- _Rows from a dataset of charts and code_:
--- Begin ---

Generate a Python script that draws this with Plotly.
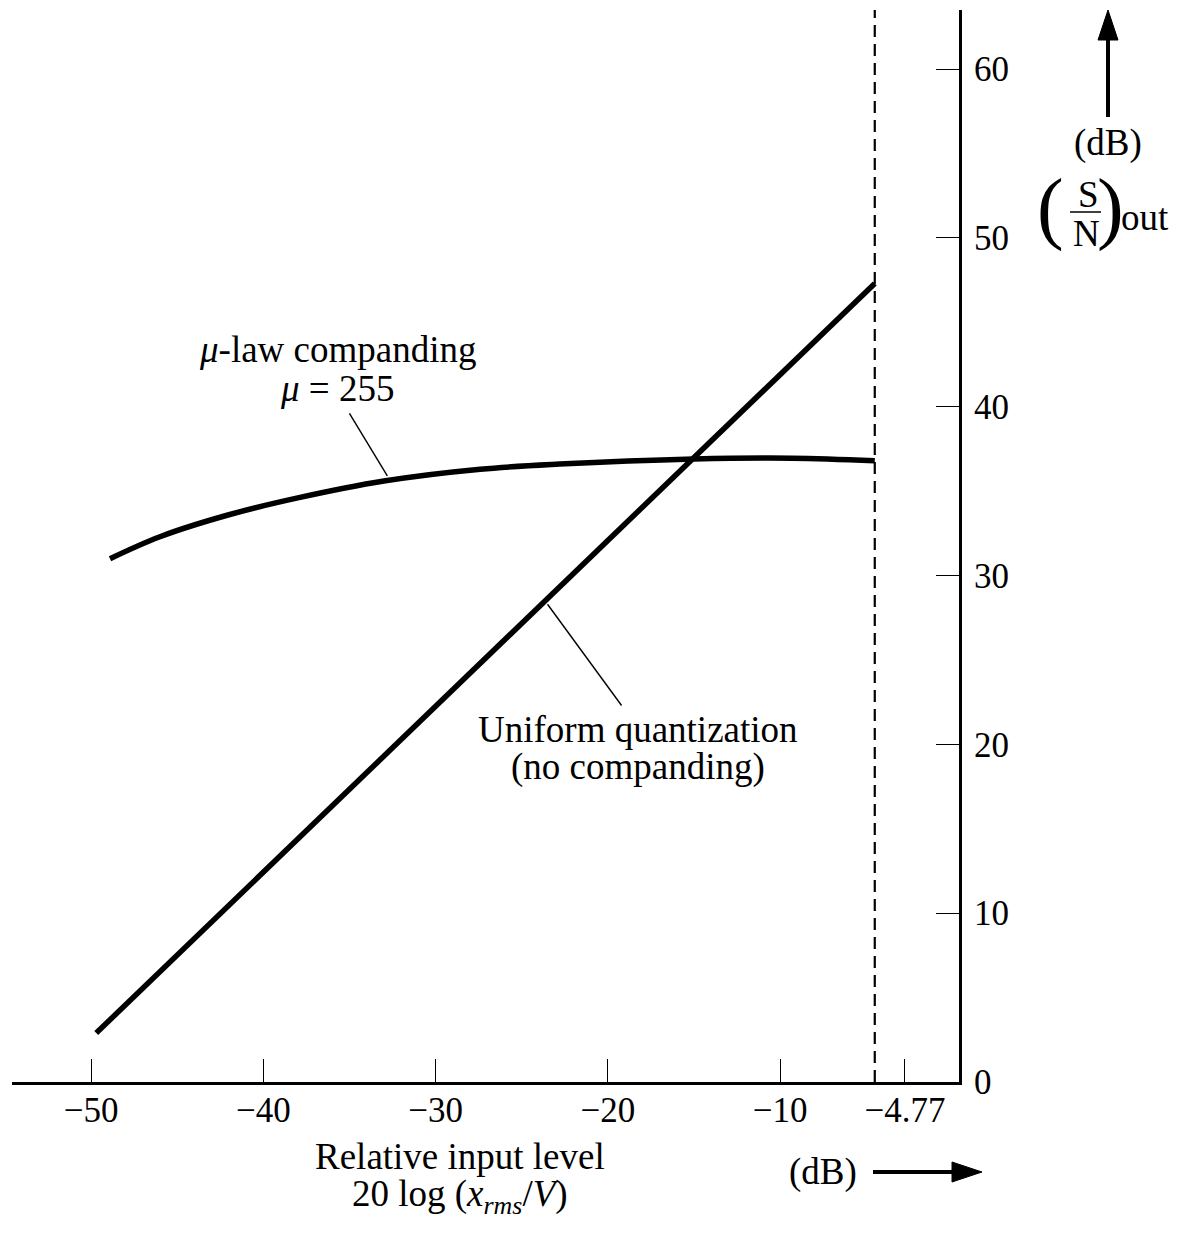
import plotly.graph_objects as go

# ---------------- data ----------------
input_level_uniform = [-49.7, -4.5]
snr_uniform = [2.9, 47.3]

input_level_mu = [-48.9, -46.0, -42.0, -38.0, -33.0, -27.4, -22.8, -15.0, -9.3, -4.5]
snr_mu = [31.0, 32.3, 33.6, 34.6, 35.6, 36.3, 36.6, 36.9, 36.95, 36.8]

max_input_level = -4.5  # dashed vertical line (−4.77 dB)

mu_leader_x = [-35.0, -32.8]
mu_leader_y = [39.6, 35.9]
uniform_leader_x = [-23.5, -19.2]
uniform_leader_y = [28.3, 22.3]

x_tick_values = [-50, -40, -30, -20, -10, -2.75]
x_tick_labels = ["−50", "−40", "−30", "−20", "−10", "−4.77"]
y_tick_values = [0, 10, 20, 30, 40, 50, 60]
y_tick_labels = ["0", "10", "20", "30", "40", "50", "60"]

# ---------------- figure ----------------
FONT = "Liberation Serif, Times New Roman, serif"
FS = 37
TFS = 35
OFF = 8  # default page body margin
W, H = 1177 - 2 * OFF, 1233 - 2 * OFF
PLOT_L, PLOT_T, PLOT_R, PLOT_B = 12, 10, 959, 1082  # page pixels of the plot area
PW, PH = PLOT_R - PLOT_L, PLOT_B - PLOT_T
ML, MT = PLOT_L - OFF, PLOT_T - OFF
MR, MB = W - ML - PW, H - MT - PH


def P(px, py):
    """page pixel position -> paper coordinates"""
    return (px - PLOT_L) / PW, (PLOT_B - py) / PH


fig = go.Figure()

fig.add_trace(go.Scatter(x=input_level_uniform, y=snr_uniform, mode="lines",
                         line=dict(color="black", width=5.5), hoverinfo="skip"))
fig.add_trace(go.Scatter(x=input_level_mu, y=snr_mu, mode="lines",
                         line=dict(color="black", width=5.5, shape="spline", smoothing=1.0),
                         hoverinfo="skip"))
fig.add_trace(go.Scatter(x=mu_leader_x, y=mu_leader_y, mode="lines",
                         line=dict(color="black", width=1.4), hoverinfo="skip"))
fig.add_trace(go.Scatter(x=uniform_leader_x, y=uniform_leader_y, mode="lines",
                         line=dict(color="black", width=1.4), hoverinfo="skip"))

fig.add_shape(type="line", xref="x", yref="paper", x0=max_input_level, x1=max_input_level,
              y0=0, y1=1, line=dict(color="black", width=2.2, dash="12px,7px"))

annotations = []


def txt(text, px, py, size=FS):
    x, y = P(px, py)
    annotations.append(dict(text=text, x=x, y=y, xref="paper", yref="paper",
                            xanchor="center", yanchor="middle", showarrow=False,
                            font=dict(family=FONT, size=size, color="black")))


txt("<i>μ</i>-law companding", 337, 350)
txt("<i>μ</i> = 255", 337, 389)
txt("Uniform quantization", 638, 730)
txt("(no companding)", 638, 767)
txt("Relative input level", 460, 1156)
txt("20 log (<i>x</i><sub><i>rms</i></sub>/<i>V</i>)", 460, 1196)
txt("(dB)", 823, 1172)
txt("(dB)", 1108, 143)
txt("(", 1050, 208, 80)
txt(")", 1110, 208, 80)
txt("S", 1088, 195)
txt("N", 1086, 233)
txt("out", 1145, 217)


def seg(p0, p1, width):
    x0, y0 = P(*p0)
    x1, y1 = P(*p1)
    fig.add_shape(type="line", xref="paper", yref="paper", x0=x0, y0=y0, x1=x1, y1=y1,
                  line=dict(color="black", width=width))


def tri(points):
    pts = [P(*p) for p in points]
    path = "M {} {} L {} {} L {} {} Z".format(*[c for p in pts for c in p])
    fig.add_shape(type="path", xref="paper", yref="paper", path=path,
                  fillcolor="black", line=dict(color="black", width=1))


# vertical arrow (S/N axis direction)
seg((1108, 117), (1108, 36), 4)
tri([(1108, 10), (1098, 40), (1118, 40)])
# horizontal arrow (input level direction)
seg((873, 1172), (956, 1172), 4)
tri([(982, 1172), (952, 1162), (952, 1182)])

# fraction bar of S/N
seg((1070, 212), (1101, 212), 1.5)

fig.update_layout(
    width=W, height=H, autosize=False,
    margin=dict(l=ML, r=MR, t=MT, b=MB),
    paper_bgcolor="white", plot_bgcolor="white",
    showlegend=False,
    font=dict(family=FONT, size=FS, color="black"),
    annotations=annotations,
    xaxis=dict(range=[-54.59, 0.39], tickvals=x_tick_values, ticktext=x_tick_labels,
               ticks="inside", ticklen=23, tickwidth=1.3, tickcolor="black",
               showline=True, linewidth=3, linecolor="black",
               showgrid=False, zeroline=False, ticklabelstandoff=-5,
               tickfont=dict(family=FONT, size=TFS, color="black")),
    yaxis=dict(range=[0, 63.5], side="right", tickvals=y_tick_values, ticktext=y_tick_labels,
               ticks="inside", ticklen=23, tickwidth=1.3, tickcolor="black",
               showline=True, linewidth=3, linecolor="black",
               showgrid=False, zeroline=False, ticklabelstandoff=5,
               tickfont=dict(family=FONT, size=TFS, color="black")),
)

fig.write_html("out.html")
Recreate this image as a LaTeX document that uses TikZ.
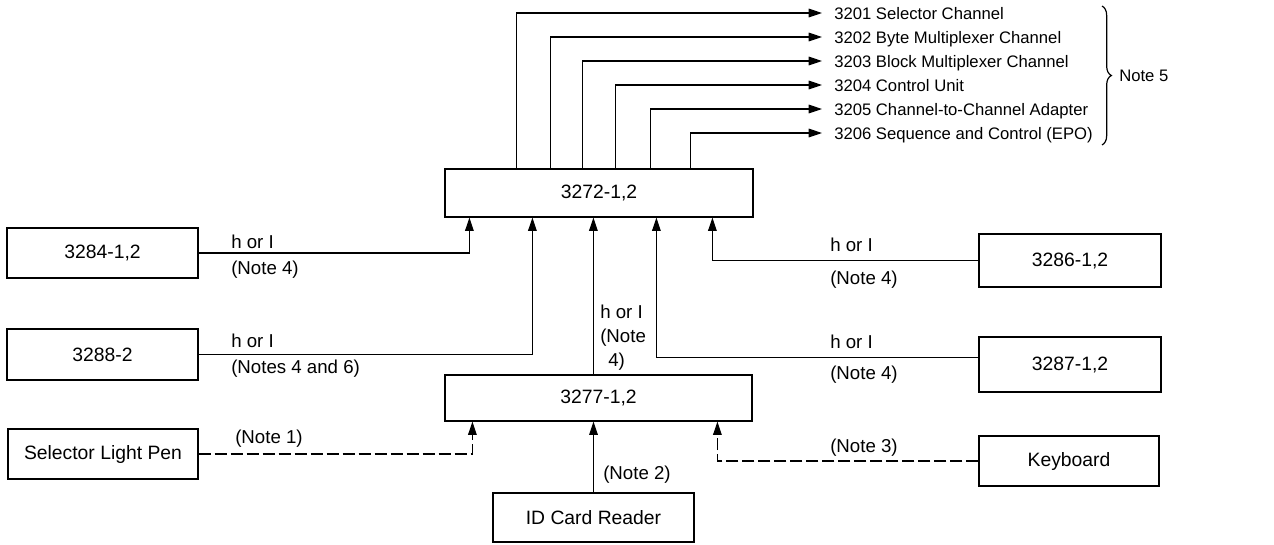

--- End ---

- _Task instructions_:
Return only the lines running from the top of the data to the line that holds "snr_uniform = [2.9, 47.3]". Include both of those lines, but skip the pictures.

- _Response below_:
Generate a Python script that draws this with Plotly.
import plotly.graph_objects as go

# ---------------- data ----------------
input_level_uniform = [-49.7, -4.5]
snr_uniform = [2.9, 47.3]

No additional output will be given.